Weekly Gem #132 Bangers and mash beats a gunfight any day
Location: This 'hidden gem' is on San Juan Island, WA (see the Clue Me! Map). It is a reminder of how the United States Army and the British Royal Navy came oh-so-close to bullets flying because of a pig and a few potatoes ...
It all started when the United States and Britain signed the Treaty of Oregon (1846) which established the 49th parallel as the boundary between the U.S. and Canada (a British colony at that time) in the Pacific Northwest. However, there's a big bite missing from Washington, because Britain kept Vancouver Island and a few small islands. But which ones? This was open to interpretation.
The border was located in the "middle of the channel which separates the continent from Vancouver’s Island; and thence southerly through the middle of the said channel, and of Fuca’s Straits to the Pacific Ocean."
The problem was that there are two "channels" between the continent and Vancouver Island ... the Haro Strait and the Rosario Strait. Ownership of San Juan Island and a few dozen other islands was therefore in dispute from day 1, but instead of officially resolving the issue, both the British and Americans decided to claim the islands by building settlements.

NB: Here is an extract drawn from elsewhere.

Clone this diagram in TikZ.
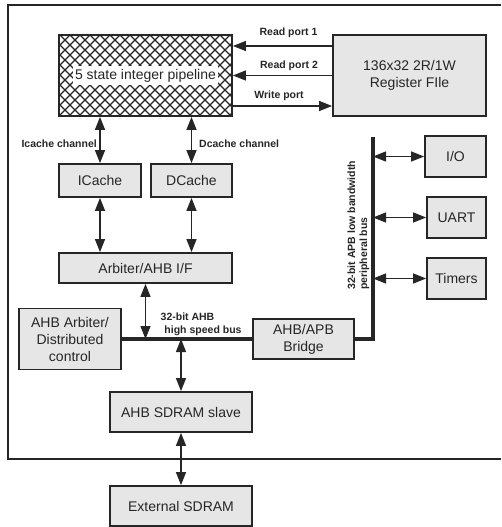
\documentclass[tikz,border=0pt]{standalone}
\usepackage{fontspec}
\setmainfont{Liberation Sans}
\usetikzlibrary{arrows.meta}
\definecolor{boxfill}{HTML}{E6E6E6}
\definecolor{ink}{HTML}{262626}
\begin{document}
\begin{tikzpicture}[x=1pt,y=-1pt,
  >={Triangle[length=13pt,width=10pt]},
  box/.style={draw=ink, line width=1.8pt, fill=boxfill, inner sep=0pt, align=center,
    font=\fontsize{14}{17}\selectfont, text=ink},
  conn/.style={draw=ink, line width=1.3pt},
  bus/.style={draw=ink, line width=3.5pt, line join=miter},
  lbl/.style={font=\bfseries\fontsize{10.5}{12}\selectfont, text=ink, inner sep=0pt},
  frame/.style={draw=ink, line width=1.8pt},
  hatch/.style={draw=ink, line width=1.2pt}]
\useasboundingbox (0,0) rectangle (501,527);

% outer frame (open on the right)
\draw[frame] (501,5) -- (8,5) -- (8,459) -- (501,459);

% pipeline box with cross hatch
\node[draw=ink, line width=1.8pt, minimum width=173pt, minimum height=81pt, inner sep=0pt] (pipe) at (145.5,75.5) {};
\begin{scope}
  \clip (59,35) rectangle (232,116);
  \foreach \k in {-30,-20,...,240} {
    \draw[hatch] (\k,35) -- ++(81,81);
  }
  \foreach \k in {60,70,...,330} {
    \draw[hatch] (\k,35) -- ++(-81,81);
  }
\end{scope}
\draw[draw=ink, line width=1.8pt] (59,35) rectangle (232,116);
\node[fill=white, inner xsep=2.5pt, inner ysep=2.5pt, font=\fontsize{14}{17}\selectfont, text=ink] (pipetext) at (pipe.center) {5 state integer pipeline};

% boxes
\node[box, minimum width=153pt, minimum height=81pt] (reg) at (409.5,75.5) {136x32 2R/1W\\Register FIle};
\node[box, minimum width=82pt, minimum height=33pt] (icache) at (100,180.5) {ICache};
\node[box, minimum width=81pt, minimum height=33pt] (dcache) at (191.5,180.5) {DCache};
\node[box, minimum width=173pt, minimum height=30pt] (arb) at (145.5,268) {Arbiter/AHB I/F};
\node[box, minimum width=102pt, minimum height=61pt] (ahbarb) at (70,339) {AHB Arbiter/\\Distributed\\control};
\node[box, minimum width=101pt, minimum height=40pt] (bridge) at (303.5,339) {AHB/APB\\Bridge};
\node[box, minimum width=142pt, minimum height=40pt] (slave) at (181,412) {AHB SDRAM slave};
\node[box, minimum width=142pt, minimum height=40pt] (ext) at (181,506) {External SDRAM};
\node[box, minimum width=61pt, minimum height=41pt] (io) at (455.5,156.5) {I/O};
\node[box, minimum width=59pt, minimum height=41pt] (uart) at (456.5,217.5) {UART};
\node[box, minimum width=59pt, minimum height=41pt] (timers) at (456.5,278.5) {Timers};

% bus coordinates
\coordinate (busY) at (0,339);
\coordinate (apbC) at (373,339);
\coordinate (apbT) at (373,137);

% register ports
\draw[conn,->] ([yshift=29.5pt]reg.west) -- ([yshift=29.5pt]reg.west -| pipe.east);
\draw[conn,->] (reg.west) -- (reg.west -| pipe.east);
\draw[conn,->] ([yshift=-30.5pt]pipe.east) -- ([yshift=-30.5pt]pipe.east -| reg.west);
\node[lbl] (rp1) at (288.5,33) {Read port 1};
\node[lbl] (rp2) at (289,66) {Read port 2};
\node[lbl] (wp) at (279,96) {Write port};

% cache channels
\draw[conn,<->] (pipe.south -| icache.north) -- (icache.north);
\draw[conn,<->] (pipe.south -| dcache.north) -- (dcache.north);
\node[lbl, anchor=east] (icl) at (97,144) {Icache channel};
\node[lbl, anchor=west] (dcl) at (199,144) {Dcache channel};

\draw[conn,<->] (icache.south) -- (icache.south |- arb.north);
\draw[conn,<->] (dcache.south) -- (dcache.south |- arb.north);

% AHB bus
\draw[conn,<->] (arb.south) -- (arb.south |- busY);
\draw[conn,<->] (slave.north |- busY) -- (slave.north);
\draw[conn,<->] (slave.south) -- (ext.north);
\draw[bus] (ahbarb.east) -- (bridge.west);
\draw[bus] (bridge.east) -- (apbC) -- (apbT);
\node[lbl] (ahb1) at (187.5,317) {32-bit AHB};
\node[lbl] (ahb2) at (203,331) {high speed bus};

% APB peripherals
\draw[conn,<->] (io.west -| apbT) -- (io.west);
\draw[conn,<->] (uart.west -| apbT) -- (uart.west);
\draw[conn,<->] (timers.west -| apbT) -- (timers.west);
\node[lbl, rotate=90, align=left, anchor=south west] (apbl) at (369.5,290) {32-bit APB low bandwidth\\peripheral bus};
\end{tikzpicture}
\end{document}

This worked for 13 years, until a pig got loose! The British put a farm with sheep and pigs on one end of San Juan Island. U.S. homesteaders settled on the other end. One day in 1859, a British landloping pig wandered ten miles and found tasty vittles in a U.S. farmer's potato patch. The farmer killed the pig (perhaps thinking that some sausage (i.e. bangers) would go nicely with some mashed potatoes). It was just one pig, but things quickly escalated. Pretty soon the U.S. camp had about 450 soldiers, and eight 32 pound cannons from the USS Massachusetts on the island. The British camp had 80 marines on the island and three warships ready for battle.
The American's were led by George Pickett (who would soon gain fame for Pickett's Charge in the U.S. Civil War). There was posturing, blustering, and shouting of insults, but cooler heads prevailed. Everyone calmed down and returned to the joint occupation for another 12 years. The British and U.S. soldiers on the island eventually became friends, often entertaining each other and feasting together (bangers and mash, anybody?). Finally, Prussian Kaiser Wilhelm I was commissioned to resolve the dispute, whereupon the San Juan islands were turned over to the United States.
In a show of friendship, goodwill, and no-hard-feelings, the U.S. proudly flies the British flag where the British camp was located.
Here's the hidden gem entry from our Clue Me! map.
Blimey! Where's my passport! We're still on American soil aren't we?
The Union Jack's a flyin' proud in the middle of a U.S. National Park!
Why It's Interesting
It's true. The British Flag is allowed to fly right here in the U.S. because of the Pig War (1859-1872), a territorial dispute between the United States and Britain (where a pig was the only casualty.) Eventually it was agreed that San Juan Island was property of the U.S. The British government gave us a flagpole and one of their flags, we agreed to fly it near the old pig pen to continue good relations (no more misunderstandings!) with our friends across the pond.